The U.S. is the only economically advanced nation to
rely heavily on multiple-choice tests. Other nations use performance-based
assessment where students are evaluated on the basis of real work such
as essays, projects and activities. Ironically, because these nations do
not focus on teaching to multiple-choice tests, they even score higher
than U.S. students on those kinds of tests.
? Doesn't taking the test help our school? No. Taking
the SAT 9 test only reinforces the falsehood that standardized testing
is a meaningful measure of student achievement. It also supports the rampant
suffocation of creativity and standardization of thought already present
in our educational system.
? What do independent education experts think about the
SAT 9 test? James Popham, a professor at UCLA, and Bob Schaeffer, public
education director of Fairtest (an independent organization that monitors
standardized testing), recently reviewed copies of the SAT 9 test that
were leaked to the Los Angeles Times. Their responses, as reported in the
Times, were as follows:
-"The truth is it's a fundamentally flawed testing system,"
said Popham. "Students' scores are almost certain to be meaningfully contaminated
by factors that have little to do with the effectiveness of a teaching
staffs instructional efforts."
-"If the public could look at the content of these exams,
people would be appalled at what's being used to measure educational quality,"
? Is it true that last year's tests results for our school
did not count?
Yes. Due to "testing irregularities", the SAT 9 scores
for Scripps Ranch were declared invalid. This year the results will not
"count" either - they will be used to recalibrate the score levels for
our school. This means that you wasted two weeks taking the test last year
- and if a single teacher errs in proctoring the test again this year,
you will have wasted your time once more.
? Why does the school district want us to do so well
on the tests?
High test scores allow Superintendent Alan Bersin to
"prove" the accomplishments of his "Blueprint for Success", a program that
no students or teachers in our district asked for. Based on this rather
dubious evidence, Bersin can and will use test "success" to justify anything.

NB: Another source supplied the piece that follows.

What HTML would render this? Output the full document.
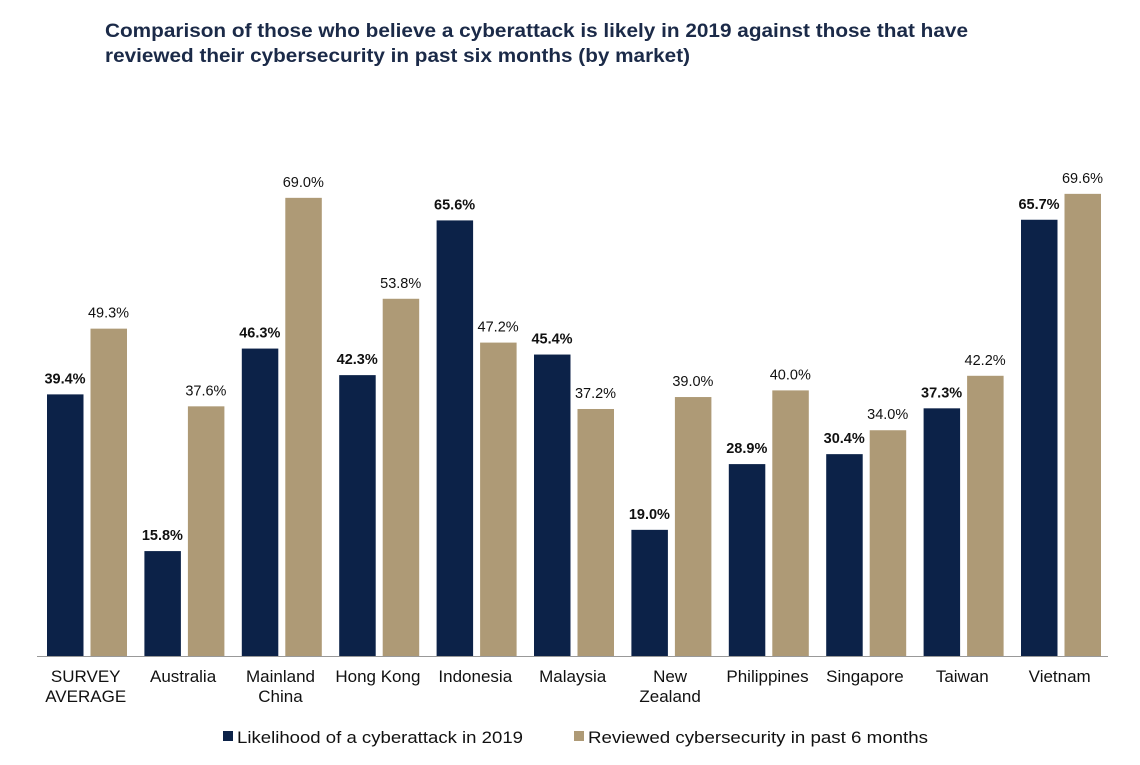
<!DOCTYPE html>
<html><head><meta charset="utf-8"><style>
body{margin:0;background:#fff;width:1140px;height:760px;overflow:hidden;font-family:"Liberation Sans",Arial,sans-serif}
</style></head><body>
<svg width="1140" height="760" xmlns="http://www.w3.org/2000/svg">
<text x="105" y="37" font-size="19" font-weight="bold" fill="#1b2a48" textLength="863" lengthAdjust="spacingAndGlyphs">Comparison of those who believe a cyberattack is likely in 2019 against those that have</text>
<text x="105" y="62" font-size="19" font-weight="bold" fill="#1b2a48" textLength="585" lengthAdjust="spacingAndGlyphs">reviewed their cybersecurity in past six months (by market)</text>
<g id="plot"></g>
<line x1="37" y1="656.5" x2="1108" y2="656.5" stroke="#999" stroke-width="1"/>
<g>
<rect x="223" y="731" width="10" height="10" fill="#0c2248"/>
<text x="237" y="743" font-size="17" fill="#111" textLength="286" lengthAdjust="spacingAndGlyphs">Likelihood of a cyberattack in 2019</text>
<rect x="574" y="731" width="10" height="10" fill="#ae9a76"/>
<text x="588" y="743" font-size="17" fill="#111" textLength="340" lengthAdjust="spacingAndGlyphs">Reviewed cybersecurity in past 6 months</text>
</g>
</svg>
<script>
const categories=[["SURVEY","AVERAGE"],["Australia"],["Mainland","China"],["Hong Kong"],["Indonesia"],["Malaysia"],["New","Zealand"],["Philippines"],["Singapore"],["Taiwan"],["Vietnam"]];
const likelihood=[39.4,15.8,46.3,42.3,65.6,45.4,19.0,28.9,30.4,37.3,65.7];
const reviewed=[49.3,37.6,69.0,53.8,47.2,37.2,39.0,40.0,34.0,42.2,69.6];
const NS="http://www.w3.org/2000/svg";
const g=document.getElementById('plot');
const x0=37,gw=97.4,base=656,k=6.64;
const y=v=>base-v*k;
function mk(t,a){const e=document.createElementNS(NS,t);for(const n in a)e.setAttribute(n,a[n]);g.appendChild(e);return e;}
categories.forEach((c,i)=>{
 const gx=x0+i*gw;
 [[likelihood[i],10,"#0c2248","bold","likelihood"],[reviewed[i],53.5,"#ae9a76","normal","reviewed"]].forEach(([v,off,col,fw,nm])=>{
  const r=mk('rect',{x:gx+off,y:y(v),width:36.5,height:v*k,fill:col});
  
  
  const t=mk('text',{x:gx+off+18,y:y(v)-11,'font-size':14.5,'font-weight':fw,fill:'#111','text-anchor':'middle'});
  t.textContent=v.toFixed(1)+'%';
  
  
 });
 c.forEach((line,j)=>{
  const t=mk('text',{x:gx+gw/2,y:682+j*20,'font-size':17,fill:'#111','text-anchor':'middle'});
  t.textContent=line;
  
  
 });
});
</script>
</body></html>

? What happens if I don't take the test? Although records
are kept of student scores, refusing to take the SAT 9 test will not damage
your chances for college admission. The SAT I & II or ACT tests (although
not entirely accurate themselves) are the only standardized tests required
or used by colleges in the admissions processes.
? What's the big deal? Why not just put up with the SAT
The time spent testing might be used for actual learning,
and the money wasted could be put to better use improving school infrastructure
and resources - or perhaps more importantly rewarding our shamefully underpaid
teachers. Already, the school district is beginning to implement a High
School Exit Exam, even more extensive than the SAT 9. The further standardization
of our education must be stopped now! As students, we have absolutely no
control over the programs and policies that affect us every day. High educational
achievement can be achieved in other ways than wasteful and inaccurate
testing, and unfortunately the only effective way to voice our dissent
is through active disobedience. If we want an educational system that we
can be proud of; one that gives every type of student the chance to develop
his or her latent abilities, we hive no choice but to resist a system that
seek~only conformity, not greatness, from us.